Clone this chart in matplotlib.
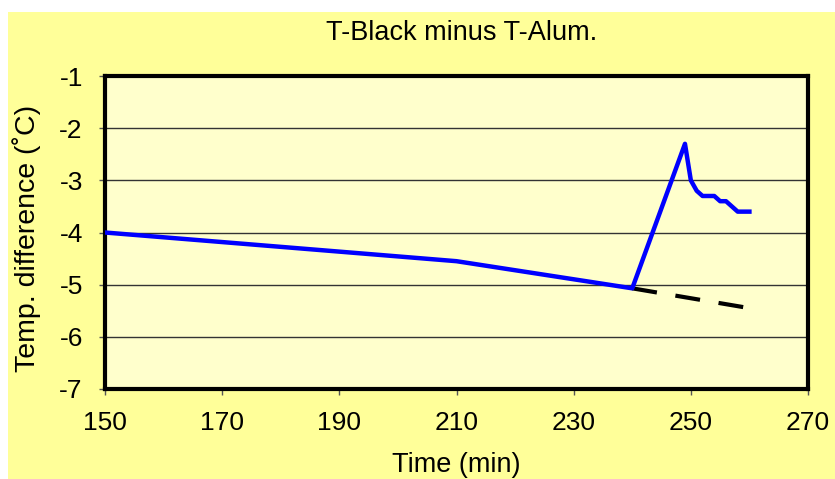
import matplotlib.pyplot as plt
from matplotlib.patches import Rectangle

plt.rcParams['font.family'] = ['Liberation Sans', 'DejaVu Sans']
plt.rcParams['axes.unicode_minus'] = False

# measured difference (blue) and extrapolated trend (dashed)
time_min = [150, 210, 240, 249, 250, 251, 252, 253, 254, 255, 256, 257, 258, 259, 260]
temp_diff = [-4.0, -4.55, -5.07, -2.3, -3.0, -3.2, -3.3, -3.3, -3.3, -3.4, -3.4, -3.5, -3.6, -3.6, -3.6]
trend_time = [240, 260]
trend_diff = [-5.07, -5.45]

x_ticks = [150, 170, 190, 210, 230, 250, 270]
y_ticks = [-1, -2, -3, -4, -5, -6, -7]

fig = plt.figure(figsize=(8.35, 4.79), dpi=100)
fig.patch.set_facecolor('white')
fig.patches.append(Rectangle((8 / 835, 0), 1, 1 - 12 / 479, transform=fig.transFigure,
                             facecolor='#FFFF99', edgecolor='none', zorder=-10))

ax = fig.add_axes([105 / 835, 1 - 389 / 479, 703 / 835, 313 / 479])
ax.set_facecolor('#FFFFCC')

ax.plot(time_min, temp_diff, color='#0000FF', linewidth=3.2, zorder=3)
ax.plot(trend_time, trend_diff, color='black', linewidth=3, dashes=(6, 4.5), zorder=2)

ax.set_xlim(150, 270)
ax.set_ylim(-7, -1)
ax.set_xticks(x_ticks)
ax.set_yticks(y_ticks)
ax.tick_params(labelsize=19, length=4, width=1, color='#555555')
ax.tick_params(axis='x', pad=12)
ax.tick_params(axis='y', pad=12)
for y in y_ticks:
    ax.axhline(y, color='#333333', linewidth=1, zorder=1)
for s in ax.spines.values():
    s.set_linewidth(3)
    s.set_color('black')

fig.text(462 / 835, 1 - 33 / 479, 'T-Black minus T-Alum.', ha='center', va='center', fontsize=19.5)
fig.text(456 / 835, 1 - 465 / 479, 'Time (min)', ha='center', va='center', fontsize=19.5)
fig.text(27 / 835, 1 - 238 / 479, 'Temp. difference (˚C)', ha='center', va='center',
         rotation=90, fontsize=20.5)

fig.savefig('out.png', dpi=100)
==========
Task goal:
Copy the data word for word. Pictures do not go in the copy.

Solution for this task:
Clone this chart in matplotlib.
import matplotlib.pyplot as plt
from matplotlib.patches import Rectangle

plt.rcParams['font.family'] = ['Liberation Sans', 'DejaVu Sans']
plt.rcParams['axes.unicode_minus'] = False

# measured difference (blue) and extrapolated trend (dashed)
time_min = [150, 210, 240, 249, 250, 251, 252, 253, 254, 255, 256, 257, 258, 259, 260]
temp_diff = [-4.0, -4.55, -5.07, -2.3, -3.0, -3.2, -3.3, -3.3, -3.3, -3.4, -3.4, -3.5, -3.6, -3.6, -3.6]
trend_time = [240, 260]
trend_diff = [-5.07, -5.45]

x_ticks = [150, 170, 190, 210, 230, 250, 270]
y_ticks = [-1, -2, -3, -4, -5, -6, -7]

fig = plt.figure(figsize=(8.35, 4.79), dpi=100)
fig.patch.set_facecolor('white')
fig.patches.append(Rectangle((8 / 835, 0), 1, 1 - 12 / 479, transform=fig.transFigure,
                             facecolor='#FFFF99', edgecolor='none', zorder=-10))

ax = fig.add_axes([105 / 835, 1 - 389 / 479, 703 / 835, 313 / 479])
ax.set_facecolor('#FFFFCC')

ax.plot(time_min, temp_diff, color='#0000FF', linewidth=3.2, zorder=3)
ax.plot(trend_time, trend_diff, color='black', linewidth=3, dashes=(6, 4.5), zorder=2)

ax.set_xlim(150, 270)
ax.set_ylim(-7, -1)
ax.set_xticks(x_ticks)
ax.set_yticks(y_ticks)
ax.tick_params(labelsize=19, length=4, width=1, color='#555555')
ax.tick_params(axis='x', pad=12)
ax.tick_params(axis='y', pad=12)
for y in y_ticks:
    ax.axhline(y, color='#333333', linewidth=1, zorder=1)
for s in ax.spines.values():
    s.set_linewidth(3)
    s.set_color('black')

fig.text(462 / 835, 1 - 33 / 479, 'T-Black minus T-Alum.', ha='center', va='center', fontsize=19.5)
fig.text(456 / 835, 1 - 465 / 479, 'Time (min)', ha='center', va='center', fontsize=19.5)
fig.text(27 / 835, 1 - 238 / 479, 'Temp. difference (˚C)', ha='center', va='center',
         rotation=90, fontsize=20.5)

fig.savefig('out.png', dpi=100)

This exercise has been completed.